Australian Prime Minister Scott Morrison has taken to Chinese social media platform WeChat to again press Australia’s position. He addressed Chinese Australians directly saying “the post of a false image of an Australian soldier does not diminish our respect for and appreciation of our Chinese Australian community or indeed our friendship with the people of China.”

MPs from around the world have taken part in a campaign encouraging people to buy Australian wine after it became the target of significant Chinese tariffs.

A global alliance of more than 200 MPs from 19 countries has launched a campaign urging people around the world to buy Australian wine in response to China’s “bullying”.
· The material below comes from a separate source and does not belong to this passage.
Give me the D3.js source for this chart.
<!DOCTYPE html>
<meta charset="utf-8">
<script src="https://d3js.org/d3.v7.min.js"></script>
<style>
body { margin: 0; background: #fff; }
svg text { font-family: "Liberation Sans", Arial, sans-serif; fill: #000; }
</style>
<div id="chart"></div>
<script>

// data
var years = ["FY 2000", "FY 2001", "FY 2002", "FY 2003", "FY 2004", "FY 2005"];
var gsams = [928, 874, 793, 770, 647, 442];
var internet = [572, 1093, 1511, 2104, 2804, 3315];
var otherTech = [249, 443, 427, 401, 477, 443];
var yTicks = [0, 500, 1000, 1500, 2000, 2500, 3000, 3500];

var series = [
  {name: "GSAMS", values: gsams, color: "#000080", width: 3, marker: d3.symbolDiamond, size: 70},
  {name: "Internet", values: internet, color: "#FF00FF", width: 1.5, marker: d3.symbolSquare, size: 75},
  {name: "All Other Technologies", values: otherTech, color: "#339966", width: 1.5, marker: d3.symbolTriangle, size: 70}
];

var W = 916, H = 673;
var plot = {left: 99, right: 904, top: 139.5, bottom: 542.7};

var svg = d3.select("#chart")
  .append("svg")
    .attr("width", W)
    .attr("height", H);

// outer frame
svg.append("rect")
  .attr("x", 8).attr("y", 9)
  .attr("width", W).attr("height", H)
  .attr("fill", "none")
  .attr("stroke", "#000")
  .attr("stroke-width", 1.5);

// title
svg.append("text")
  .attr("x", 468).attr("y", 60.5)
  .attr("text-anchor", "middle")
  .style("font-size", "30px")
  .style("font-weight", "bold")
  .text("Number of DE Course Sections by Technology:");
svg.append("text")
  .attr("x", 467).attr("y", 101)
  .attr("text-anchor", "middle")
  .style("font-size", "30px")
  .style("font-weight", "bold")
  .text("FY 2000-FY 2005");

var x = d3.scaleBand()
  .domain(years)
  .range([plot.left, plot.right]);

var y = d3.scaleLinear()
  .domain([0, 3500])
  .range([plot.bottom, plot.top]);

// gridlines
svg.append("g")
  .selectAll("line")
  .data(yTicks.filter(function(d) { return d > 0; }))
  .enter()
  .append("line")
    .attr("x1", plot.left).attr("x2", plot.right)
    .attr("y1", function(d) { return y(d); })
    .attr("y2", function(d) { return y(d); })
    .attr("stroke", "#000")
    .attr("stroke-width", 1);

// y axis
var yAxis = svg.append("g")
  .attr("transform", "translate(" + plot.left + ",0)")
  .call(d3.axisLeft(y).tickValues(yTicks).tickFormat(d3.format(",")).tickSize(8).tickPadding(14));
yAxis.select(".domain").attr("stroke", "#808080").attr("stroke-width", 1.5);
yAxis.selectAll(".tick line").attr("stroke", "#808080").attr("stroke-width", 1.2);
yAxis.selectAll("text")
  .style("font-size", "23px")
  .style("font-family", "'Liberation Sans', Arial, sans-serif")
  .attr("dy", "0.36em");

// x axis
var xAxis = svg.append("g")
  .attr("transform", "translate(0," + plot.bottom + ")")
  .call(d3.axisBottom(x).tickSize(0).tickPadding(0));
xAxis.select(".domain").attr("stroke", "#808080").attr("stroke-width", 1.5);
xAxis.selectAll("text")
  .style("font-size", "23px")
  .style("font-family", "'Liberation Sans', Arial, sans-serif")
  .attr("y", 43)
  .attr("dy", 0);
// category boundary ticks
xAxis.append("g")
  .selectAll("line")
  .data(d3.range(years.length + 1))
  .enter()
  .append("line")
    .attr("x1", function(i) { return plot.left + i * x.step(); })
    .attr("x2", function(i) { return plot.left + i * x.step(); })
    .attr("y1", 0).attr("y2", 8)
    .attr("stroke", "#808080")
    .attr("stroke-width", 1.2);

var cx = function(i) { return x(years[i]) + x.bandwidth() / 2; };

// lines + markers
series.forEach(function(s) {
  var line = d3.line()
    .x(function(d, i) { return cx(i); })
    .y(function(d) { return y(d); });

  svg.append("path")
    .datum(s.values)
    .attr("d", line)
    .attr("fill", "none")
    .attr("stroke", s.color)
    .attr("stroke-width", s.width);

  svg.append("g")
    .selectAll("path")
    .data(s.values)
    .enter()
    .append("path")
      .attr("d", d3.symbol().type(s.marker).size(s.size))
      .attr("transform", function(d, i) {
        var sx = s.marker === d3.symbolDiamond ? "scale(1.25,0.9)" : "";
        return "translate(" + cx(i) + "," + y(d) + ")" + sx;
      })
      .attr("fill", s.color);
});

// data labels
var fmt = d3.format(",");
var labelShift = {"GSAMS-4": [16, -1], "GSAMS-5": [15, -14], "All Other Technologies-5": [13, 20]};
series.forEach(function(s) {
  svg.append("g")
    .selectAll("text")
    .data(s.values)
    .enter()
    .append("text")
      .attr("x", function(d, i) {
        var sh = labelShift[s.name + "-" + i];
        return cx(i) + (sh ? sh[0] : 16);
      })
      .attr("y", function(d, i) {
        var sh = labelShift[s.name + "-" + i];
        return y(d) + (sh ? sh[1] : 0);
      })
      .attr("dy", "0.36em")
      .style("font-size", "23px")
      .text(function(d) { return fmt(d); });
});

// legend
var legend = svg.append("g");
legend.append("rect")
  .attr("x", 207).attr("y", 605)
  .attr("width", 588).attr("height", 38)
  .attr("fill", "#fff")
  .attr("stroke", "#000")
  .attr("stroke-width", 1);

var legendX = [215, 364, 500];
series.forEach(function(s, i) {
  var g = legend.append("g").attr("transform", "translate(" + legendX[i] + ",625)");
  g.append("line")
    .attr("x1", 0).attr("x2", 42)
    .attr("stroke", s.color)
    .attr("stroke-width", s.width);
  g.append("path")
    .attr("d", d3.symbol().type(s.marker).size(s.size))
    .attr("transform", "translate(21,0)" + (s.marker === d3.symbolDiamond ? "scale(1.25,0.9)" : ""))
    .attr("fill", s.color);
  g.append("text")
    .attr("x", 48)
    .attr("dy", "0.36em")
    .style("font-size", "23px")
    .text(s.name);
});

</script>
The Inter-Parliamentary Alliance on China launched the crusade after Beijing slapped Australian wine with tariffs of up to 212 per cent – a roadblock Trade Minister Simon Birmingham said would render the country’s market “unviable”.
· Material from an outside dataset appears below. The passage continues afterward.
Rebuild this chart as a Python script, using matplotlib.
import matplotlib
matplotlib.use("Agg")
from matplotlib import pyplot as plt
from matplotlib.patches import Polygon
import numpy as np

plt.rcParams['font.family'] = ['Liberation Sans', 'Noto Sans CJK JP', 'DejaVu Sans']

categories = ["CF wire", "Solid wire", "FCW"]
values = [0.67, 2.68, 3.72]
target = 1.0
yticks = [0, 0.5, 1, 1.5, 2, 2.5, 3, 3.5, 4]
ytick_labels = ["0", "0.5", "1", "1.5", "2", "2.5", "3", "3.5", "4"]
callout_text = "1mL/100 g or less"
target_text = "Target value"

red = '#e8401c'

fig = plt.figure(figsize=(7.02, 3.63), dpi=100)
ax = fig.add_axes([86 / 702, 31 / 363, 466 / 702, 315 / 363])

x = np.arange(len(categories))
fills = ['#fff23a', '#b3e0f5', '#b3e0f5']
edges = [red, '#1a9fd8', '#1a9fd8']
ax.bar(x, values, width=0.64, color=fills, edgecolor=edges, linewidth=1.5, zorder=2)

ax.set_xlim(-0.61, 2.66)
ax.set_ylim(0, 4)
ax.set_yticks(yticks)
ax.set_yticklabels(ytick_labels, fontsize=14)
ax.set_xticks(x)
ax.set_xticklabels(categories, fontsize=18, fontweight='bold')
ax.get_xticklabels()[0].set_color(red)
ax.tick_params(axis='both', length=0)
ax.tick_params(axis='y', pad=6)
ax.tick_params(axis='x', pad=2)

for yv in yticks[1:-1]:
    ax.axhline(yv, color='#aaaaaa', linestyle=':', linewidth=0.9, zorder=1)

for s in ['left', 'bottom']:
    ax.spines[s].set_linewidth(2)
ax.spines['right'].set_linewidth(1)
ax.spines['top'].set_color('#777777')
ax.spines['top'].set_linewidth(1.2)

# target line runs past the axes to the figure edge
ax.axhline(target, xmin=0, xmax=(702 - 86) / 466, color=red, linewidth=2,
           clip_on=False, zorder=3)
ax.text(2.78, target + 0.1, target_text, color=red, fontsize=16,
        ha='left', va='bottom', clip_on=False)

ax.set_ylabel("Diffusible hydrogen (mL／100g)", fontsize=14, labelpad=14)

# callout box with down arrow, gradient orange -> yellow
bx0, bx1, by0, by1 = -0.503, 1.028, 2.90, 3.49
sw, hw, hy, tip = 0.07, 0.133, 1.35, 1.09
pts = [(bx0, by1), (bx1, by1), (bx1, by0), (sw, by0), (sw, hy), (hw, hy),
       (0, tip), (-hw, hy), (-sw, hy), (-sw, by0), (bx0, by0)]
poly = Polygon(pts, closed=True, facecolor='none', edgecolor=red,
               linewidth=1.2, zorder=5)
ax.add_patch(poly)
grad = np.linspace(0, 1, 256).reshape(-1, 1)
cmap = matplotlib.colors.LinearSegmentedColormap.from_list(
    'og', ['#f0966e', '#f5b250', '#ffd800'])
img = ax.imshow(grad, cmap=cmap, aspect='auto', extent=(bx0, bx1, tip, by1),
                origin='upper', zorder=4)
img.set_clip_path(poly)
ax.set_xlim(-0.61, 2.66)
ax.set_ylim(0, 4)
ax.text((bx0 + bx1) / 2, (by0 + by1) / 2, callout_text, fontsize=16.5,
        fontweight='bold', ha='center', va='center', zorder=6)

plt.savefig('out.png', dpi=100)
The alliance said it launched the campaign in “solidarity” with Australia while it “withstands intense pressure” from the Chinese government. US Congressman Ted Yoho, one of those in the alliance video calling on people to buy a bottle or two, said China’s attack on Australia for standing up for human rights and transparency was an “attack on free nations everywhere”. The Trump administration has also come to the support of Australia, rebuking China over the measure and throwing its support behind the industry. “Australian wine will be featured at a White House holiday reception this week. Pity vino lovers in China who, due to Beijing’s coercive tariffs on Aussie vintners, will miss out,” it said in a tweet.

 China-Australia iron ore exports rise

The value of Australian iron ore exports to China rose again in October, but analysts expect overall trade between the two countries to wane over the coming months amid a worsening conflict.

Iron ore exports mainly to China rose 14% in October compared to September, with the level driving a strong trade surplus overall for Australia even though coal exports fell 2 per cent, according to Thursday’s international trade update from the Australian Bureau of Statistics. In a year on year terms, Australia’s iron ore exports to China rose by 35 per cent.

China is a major destination for both Australian iron ore and coal exports, but the increase in the value of Australia’s iron ore exports was due to an increase in prices rather than volume, analysts said, likely reflecting the continued strong Chinese demand exceeding the global supply of the raw material. The actual volume of exports to China was more muted, analysts said.

“While exports to China increased in October, that was likely due to higher commodity prices. Coal exports fell in the month which may be a consequence of the rumoured restrictions from Chinese state-owned steel mills on Australian coal,” Capital Economics’ Australia & New Zealand economist Ben Udy said.

“The risks to overall trade continue to mount. Given the headwinds, to exports, we still think [Australian] import growth will outpace export growth in the coming months.”

Overall, Australia’s trade surplus rose to A$7.4 billion (US$5.5 billion), up to A$1.6 billion from September.

For China specifically, which buys around 42 per cent of Australia’s merchandise exports including iron ore, the trade surplus rose to A$4.7 billion from A$3.1 billion compared to October last year due to a 13.3 per cent year on year increase in exports of merchandise to China.